Many of You Know "Reading Don’t Fix No Chevys

I’ve been thinking about it again recently, for two unrelated reasons. The fun bit is that I got an email from an author who was struggling with writing a YA until he read a piece in which I mentioned the book. Seems he has now written a ms. in which, as part of the plot, kids do in fact learn to work on cars. Apparently his agent loves it. So on the most literal level, maybe reading will fix some Chevys — and, who knows, Chevy parts may be hard to come by, so we’ll need mechanics who have that knowledge.

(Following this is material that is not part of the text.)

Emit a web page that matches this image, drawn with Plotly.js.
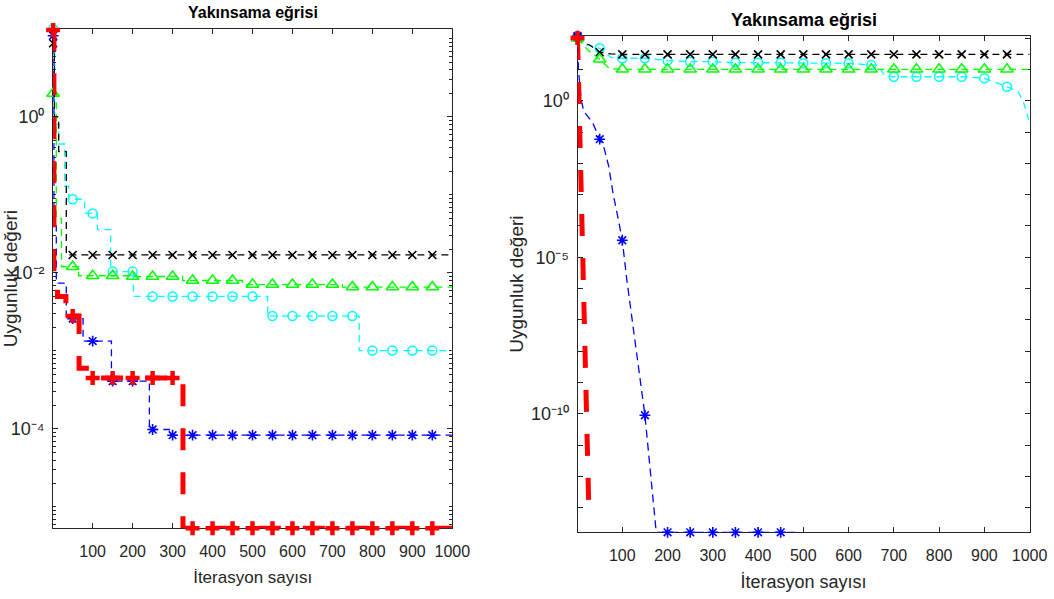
<!DOCTYPE html>
<html>
<head>
<meta charset="utf-8">
<script src="https://cdn.plot.ly/plotly-3.0.1.min.js"></script>
<style>
html,body{margin:0;padding:0;background:#fff;}
#chart{width:1054px;height:599px;}
</style>
</head>
<body>
<div id="chart"></div>
<script>
// ---------------- DATA ----------------
const chartTitle = 'Yakınsama eğrisi';
const xTitle = 'İterasyon sayısı';
const yTitle = 'Uygunluk değeri';
const iterTicks = [100, 200, 300, 400, 500, 600, 700, 800, 900, 1000];

// Left panel (step curves)
const blackL_x = [1, 4, 15, 34, 50, 100, 150, 200, 250, 300, 350, 400, 450, 500, 550, 600, 650, 700, 750, 800, 850, 900, 950, 1000];
const blackL_y = [8.8, 1.0, 0.36, 0.017, 0.017, 0.017, 0.017, 0.017, 0.017, 0.017, 0.017, 0.017, 0.017, 0.017, 0.017, 0.017, 0.017, 0.017, 0.017, 0.017, 0.017, 0.017, 0.017, 0.017];

const greenL_x = [1, 9, 22, 50, 65, 100, 150, 200, 250, 300, 325, 350, 400, 450, 475, 500, 550, 600, 650, 700, 725, 750, 800, 850, 900, 950, 1000];
const greenL_y = [2.0, 0.05, 0.012, 0.012, 0.0092, 0.0092, 0.0092, 0.0090, 0.0090, 0.0090, 0.0080, 0.0080, 0.0080, 0.0080, 0.0071, 0.0071, 0.0071, 0.0071, 0.0071, 0.0071, 0.0066, 0.0066, 0.0066, 0.0066, 0.0066, 0.0066, 0.0066];

const cyanL_x = [1, 5, 15, 30, 40, 50, 80, 100, 112, 145, 150, 200, 202, 250, 300, 350, 400, 450, 500, 538, 550, 600, 650, 700, 750, 767, 800, 850, 900, 950, 1000];
const cyanL_y = [13.4, 0.8, 0.45, 0.13, 0.089, 0.088, 0.058, 0.058, 0.036, 0.0104, 0.0104, 0.0104, 0.0050, 0.0050, 0.0050, 0.0050, 0.0050, 0.0050, 0.0050, 0.0028, 0.0028, 0.0028, 0.0028, 0.0028, 0.0028, 0.00101, 0.00101, 0.00101, 0.00101, 0.00101, 0.00101];

const blueL_x = [1, 3, 9, 34, 50, 76, 100, 147, 150, 200, 242, 250, 292, 300, 350, 400, 450, 500, 550, 600, 650, 700, 750, 800, 850, 900, 950, 1000];
const blueL_y = [11, 0.04, 0.0074, 0.0026, 0.0026, 0.00134, 0.00134, 0.00041, 0.00041, 0.00041, 0.0000985, 0.0000985, 0.0000832, 0.0000832, 0.0000832, 0.0000832, 0.0000832, 0.0000832, 0.0000832, 0.0000832, 0.0000832, 0.0000832, 0.0000832, 0.0000832, 0.0000832, 0.0000832, 0.0000832, 0.0000832];

const redL_x = [1, 3, 12, 33, 50, 66, 95, 100, 150, 200, 250, 300, 326, 350, 400, 450, 500, 550, 600, 650, 700, 750, 800, 850, 900, 950, 1000];
const redL_y = [13, 0.0075, 0.0050, 0.0028, 0.0028, 0.00060, 0.00045, 0.00045, 0.00045, 0.00045, 0.00045, 0.00045, 5.33e-6, 5.33e-6, 5.33e-6, 5.33e-6, 5.33e-6, 5.33e-6, 5.33e-6, 5.33e-6, 5.33e-6, 5.33e-6, 5.33e-6, 5.33e-6, 5.33e-6, 5.33e-6, 5.33e-6];

// Right panel
const blackR_x = [1, 10, 28, 50, 75, 100, 150, 200, 250, 300, 350, 400, 450, 500, 550, 600, 650, 700, 750, 800, 850, 900, 950, 1000];
const blackR_y = [105, 75, 60, 35, 31, 30, 30, 30, 30, 30, 30, 30, 30, 30, 30, 30, 30, 30, 30, 30, 30, 30, 30, 30];

const greenR_x = [1, 25, 50, 72, 100, 150, 200, 250, 300, 350, 400, 450, 500, 550, 600, 650, 700, 750, 800, 850, 900, 950, 1000];
const greenR_y = [98, 40, 21, 10.5, 10, 10, 10, 10, 10, 10, 10, 10, 10, 10, 10, 10, 10, 10, 10, 10, 10, 10, 10];

const cyanR_x = [1, 20, 50, 75, 100, 150, 200, 250, 300, 350, 400, 450, 500, 550, 600, 650, 665, 680, 700, 750, 800, 850, 900, 950, 975, 986, 997, 1000];
const cyanR_y = [110, 60, 47, 24, 22.6, 22.6, 19, 17.6, 17.6, 16.3, 16.3, 16.3, 15.6, 15.6, 15.6, 13.8, 13.5, 6.2, 5.8, 5.8, 5.8, 5.8, 5.2, 2.8, 1.9, 0.93, 0.27, 0.21];

const blueR_x = [1, 3, 9, 15, 25, 35, 50, 60, 70, 80, 90, 100, 110, 125, 150, 175, 200, 250, 300, 350, 400, 450, 490];
const blueR_y = [116, 10, 1.1, 0.45, 0.3, 0.19, 0.059, 0.03, 0.008, 1e-3, 2e-4, 3.5e-5, 1.9e-6, 4e-8, 9.1e-11, 1.67e-14, 1.67e-14, 1.67e-14, 1.67e-14, 1.67e-14, 1.67e-14, 1.67e-14, 1.67e-14];

const redR_x = [1, 4, 6, 9, 12, 15, 19, 26, 28];
const redR_y = [100, 1.6, 0.05, 2e-3, 2.5e-6, 6e-8, 1e-10, 1e-13, 4e-14];

const yTicksL = [1, 1e-2, 1e-4];
const yTickTextL = ['10\u2070', '10\u207B\u00B2', '10\u207B\u2074'];
const yTicksR = [1, 1e-5, 1e-10];
const yTickTextR = ['10\u2070', '10\u207B\u2075', '10\u207B\u00B9\u2070'];

// ---------------- STYLE / BUILD ----------------
const FONT_N = '"Liberation Sans Narrow", "Arial Narrow", "Liberation Sans", Arial, sans-serif';
const FONT = '"Liberation Sans", Arial, sans-serif';
const AXC = '#262626';

const isMarker = v => v === 1 || (v % 50 === 0 && v < 1000);

function series(x, y, color, symbol, msize, mlw, lw, dash, xa, ya, shape) {
  return {
    type: 'scatter', mode: 'lines+markers', x: x, y: y, xaxis: xa, yaxis: ya,
    line: {color: color, width: lw, dash: dash, shape: shape},
    marker: {
      symbol: symbol, color: color,
      size: x.map(v => isMarker(v) ? msize : 0),
      opacity: x.map(v => isMarker(v) ? 1 : 0),
      line: {color: color, width: mlw}
    },
    cliponaxis: false, showlegend: false, hoverinfo: 'skip'
  };
}

const thinDash = '7px,5px';
const redDash = '22px,22px';

const traces = [
  series(cyanL_x, cyanL_y, '#00FFFF', 'circle-open', 9, 1.5, 1.3, thinDash, 'x', 'y', 'hv'),
  series(greenL_x, greenL_y, '#00FF00', 'triangle-up-open', 11, 1.5, 1.3, thinDash, 'x', 'y', 'hv'),
  series(blackL_x, blackL_y, '#000000', 'x-thin-open', 8, 1.6, 1.3, thinDash, 'x', 'y', 'hv'),
  series(blueL_x, blueL_y, '#0000FF', 'asterisk-open', 9, 1.6, 1.3, thinDash, 'x', 'y', 'hv'),
  series(redL_x, redL_y, '#FF0000', 'cross-thin-open', 10, 4.5, 5, redDash, 'x', 'y', 'hv'),

  series(cyanR_x, cyanR_y, '#00FFFF', 'circle-open', 9, 1.5, 1.3, thinDash, 'x2', 'y2', 'linear'),
  series(blackR_x, blackR_y, '#000000', 'x-thin-open', 8, 1.6, 1.3, thinDash, 'x2', 'y2', 'linear'),
  series(greenR_x, greenR_y, '#00FF00', 'triangle-up-open', 11, 1.5, 1.3, thinDash, 'x2', 'y2', 'linear'),
  series(blueR_x, blueR_y, '#0000FF', 'asterisk-open', 9, 1.6, 1.3, '8px,5px', 'x2', 'y2', 'linear'),
  series(redR_x, redR_y, '#FF0000', 'cross-thin-open', 10, 4.5, 5, redDash, 'x2', 'y2', 'linear')
];

function logRange(arrs) {
  let mn = Infinity, mx = -Infinity;
  arrs.forEach(a => a.forEach(v => { if (v > 0) { mn = Math.min(mn, v); mx = Math.max(mx, v); } }));
  return [Math.log10(mn), Math.log10(mx)];
}
const rangeL = logRange([blackL_y, greenL_y, cyanL_y, blueL_y, redL_y]);
const rangeR = logRange([blackR_y, greenR_y, cyanR_y, blueR_y, redR_y]);

// minor tick positions (layout only)
const minorL = [];
for (let e = -6; e <= 1; e++) {
  for (let m = 1; m <= 9; m++) {
    if (m === 1 && e % 2 === 0) continue;
    minorL.push(m * Math.pow(10, e));
  }
}
const minorR = [];
for (let e = 2; e >= -14; e--) {
  if (e === 0 || e === -5 || e === -10) continue;
  minorR.push(Math.pow(10, e));
}

const W = 1054, H = 599;
const commonAxis = {
  showline: true, linecolor: AXC, linewidth: 1, mirror: 'ticks',
  ticks: 'inside', ticklen: 5, tickwidth: 1, tickcolor: AXC,
  showgrid: false, zeroline: false, layer: 'below traces',
  tickfont: {family: FONT_N, size: 16, color: AXC}
};

const layout = {
  width: W, height: H,
  margin: {l: 0, r: 0, t: 0, b: 0},
  paper_bgcolor: '#ffffff', plot_bgcolor: '#ffffff',
  showlegend: false,
  xaxis: Object.assign({}, commonAxis, {
    domain: [53.1 / W, 452.3 / W], range: [1, 1000], anchor: 'y',
    tickmode: 'array', tickvals: iterTicks, ticktext: iterTicks.map(String),
    ticklabelstandoff: 8,
    title: {text: xTitle, font: {family: FONT_N, size: 17, color: AXC}, standoff: 12}
  }),
  yaxis: Object.assign({}, commonAxis, {
    type: 'log', domain: [1 - 528.3 / H, 1 - 29 / H], range: rangeL, anchor: 'x',
    tickmode: 'array', tickvals: yTicksL, ticktext: yTickTextL,
    tickfont: {family: FONT_N, size: 18, color: AXC},
    minor: {tickmode: 'array', tickvals: minorL, ticks: 'inside', ticklen: 3, tickcolor: AXC, tickwidth: 1, showgrid: false},
    ticklabelstandoff: 4,
    title: {text: yTitle, font: {family: FONT, size: 19, color: AXC}, standoff: 2}
  }),
  xaxis2: Object.assign({}, commonAxis, {
    domain: [577.5 / W, 1029.6 / W], range: [1, 1000], anchor: 'y2',
    tickmode: 'array', tickvals: iterTicks, ticktext: iterTicks.map(String),
    ticklabelstandoff: 8,
    title: {text: xTitle, font: {family: FONT_N, size: 18, color: AXC}, standoff: 12}
  }),
  yaxis2: Object.assign({}, commonAxis, {
    type: 'log', domain: [1 - 532.3 / H, 1 - 36 / H], range: rangeR, anchor: 'x2',
    tickmode: 'array', tickvals: yTicksR, ticktext: yTickTextR,
    tickfont: {family: FONT_N, size: 18, color: AXC},
    minor: {tickmode: 'array', tickvals: minorR, ticks: 'inside', ticklen: 5, tickcolor: AXC, tickwidth: 1, showgrid: false},
    ticklabelstandoff: 4,
    title: {text: yTitle, font: {family: FONT, size: 19, color: AXC}, standoff: 2}
  }),
  annotations: [
    {text: '<b>' + chartTitle + '</b>', xref: 'paper', yref: 'paper', x: 253 / W, y: 1 - 12 / H,
     xanchor: 'center', yanchor: 'middle', showarrow: false, font: {family: FONT_N, size: 16, color: '#000'}},
    {text: '<b>' + chartTitle + '</b>', xref: 'paper', yref: 'paper', x: 804 / W, y: 1 - 20 / H,
     xanchor: 'center', yanchor: 'middle', showarrow: false, font: {family: FONT_N, size: 18, color: '#000'}}
  ]
};

Plotly.newPlot('chart', traces, layout, {staticPlot: true, displayModeBar: false});
</script>
</body>
</html>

One of the key points in the book is about flow — that experience of moving beyond yourself, being caught up in an activity. Reading seems the opposite of that to many boys, while action — sports, building, competing — offers just that experience. I’d like to add another term, one which gets to the heart of what nonfiction offers: leap. Here’s what I mean: if you think of NF as a plod through information, it doubtless seems as daunting and unpleasant as, say, a novel might for some boys. But, to me, one of the main reasons for acquiring information is so that you can jump, leap — think about it. Some people love envisioning what it would be like to live in a time and place. I love speculating about how and why — and that leap past the known into the region where you feel alive, creative, smart, alert, open is the great pleasure of nonfiction.

My fear is that we too often evaluate books on their command of fact, and that we spend too much of our attention on how students assimilate and record those facts. I would like to see us do more to stimulate kids to experience the pleasure of leaping, then make sure they have the facts to support, or falsify, their leaps. 

Did you all see this latest NEA survey on reading? Burried at the end is the news that library readership is up, doubtless related to the economy. There is an apparent decline in NF reading, but the statistics on that are so dubious I am not sure what that tracks. 

What are you seeing in your libaries — and changes in reading patterns?